A mechanical voice spoke from the box, announcing that a shock was being delivered, then seconds later said, Shock delivered. Provide chest compressions and rescue breaths .
They all seemed to bustle around her again. “Anything?” the paramedic performing chest compressions asked.
“Not yet.”
They went through the shock process a second time. This time, even Ali from her vantage point could see something was different.
“I’ve got a pulse,” one of them called out.
A pulse. June might survive this. Alison nearly collapsed back to the floor in relief. Fortunately, Jason was there and to
her surprise he wrapped a comforting arm around her shoulders while the paramedics continued working on June.
“Yes. She’s got a pulse,” the woman paramedic said. “It’s thready but there. Keep going with the bag valve mask.”
She didn’t regain consciousness, but Ali could see her chest rising and falling on her own now. They worked on her until two
more paramedics came in with a gurney.
“Where are you taking her?” she asked one of the paramedics.
He gave her the name of a hospital, but she hadn’t been in Seattle long enough to know where that was.
“Does she have family we should contact?”
She stared blankly at him, not at all sure how to answer that. Jason quickly stepped in.
“No. She doesn’t have any family,” he answered. “She has a couple of good friends. She is close with Adam Greene, the president
of the company, but he’s in Hong Kong this week. I can notify him.”
“Will she be okay?” The words rushed out of Ali.
The paramedic shrugged. “The doctors can figure that out better than we can. You did what you could. Good work. If not for
you, we would be taking her to the morgue, not the emergency room.”
After they left, a pall descended on the office. The floor was littered with medical debris. Empty canister wrappings, a discarded
oxygen mask. The air smelled of alcohol wipes, sharp and distinctive.
In the strange silence, Ali felt as if she had somehow miraculously survived a tsunami and was wading her way back to dry
land.
“Wow. You saved her life.” Jason looked shocked.
Margaret Thuy, Juniper’s other assistant, who must have come in while Alison was performing CPR, gave her an admiring look.

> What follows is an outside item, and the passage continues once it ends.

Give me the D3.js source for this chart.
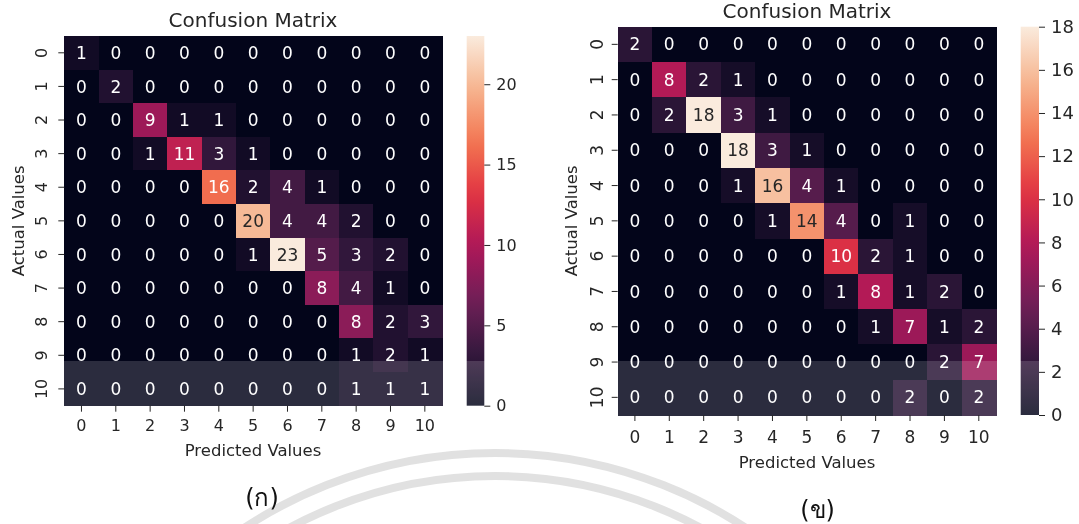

“You had nerves of steel. I would have been terrified. How did you learn how to do CPR?”
“My dad died of a heart attack six months ago. I... couldn’t help him. I took a class so I would never find myself in that
position again.”
She was shaking, she suddenly realized. Her arms trembled and her shoulders jerked with fine, small shudders. She was nauseated,
as well. But then, she had not eaten much that morning.
June had been in the middle of firing her. Well, since she was an unpaid intern, she had been in the middle of telling Ali
that her services were no longer needed.
I am sure you will agree that these past three weeks have been something of a disaster, from start to finish.
Ali had seen the disappointment in the other woman’s expression, a kind of pained resignation.
She couldn’t say she didn’t deserve to be canned. She had made a lousy executive intern, especially in a fast-paced tech innovation
company like Move Inc. Juniper left her as nervous as a bag of cats, as her grandmother would say, and she had been completely
out of her comfort zone.
That didn’t matter now. The woman who was the entire reason she had come to Seattle was in the process of being transported
to a hospital and now Alison didn’t know what to do.
She couldn’t simply... walk away. June would need help over the next few days or weeks. Or maybe months. Ali couldn’t abandon
her.
She would stay and help where she could. She could check on her in the hospital, run errands for her. Whatever she needed.
She hadn’t been able to do anything to save her father. But even if June had been in the middle of firing her, Alison wouldn’t
simply slink away in the night, abandoning one of the few family members she had left.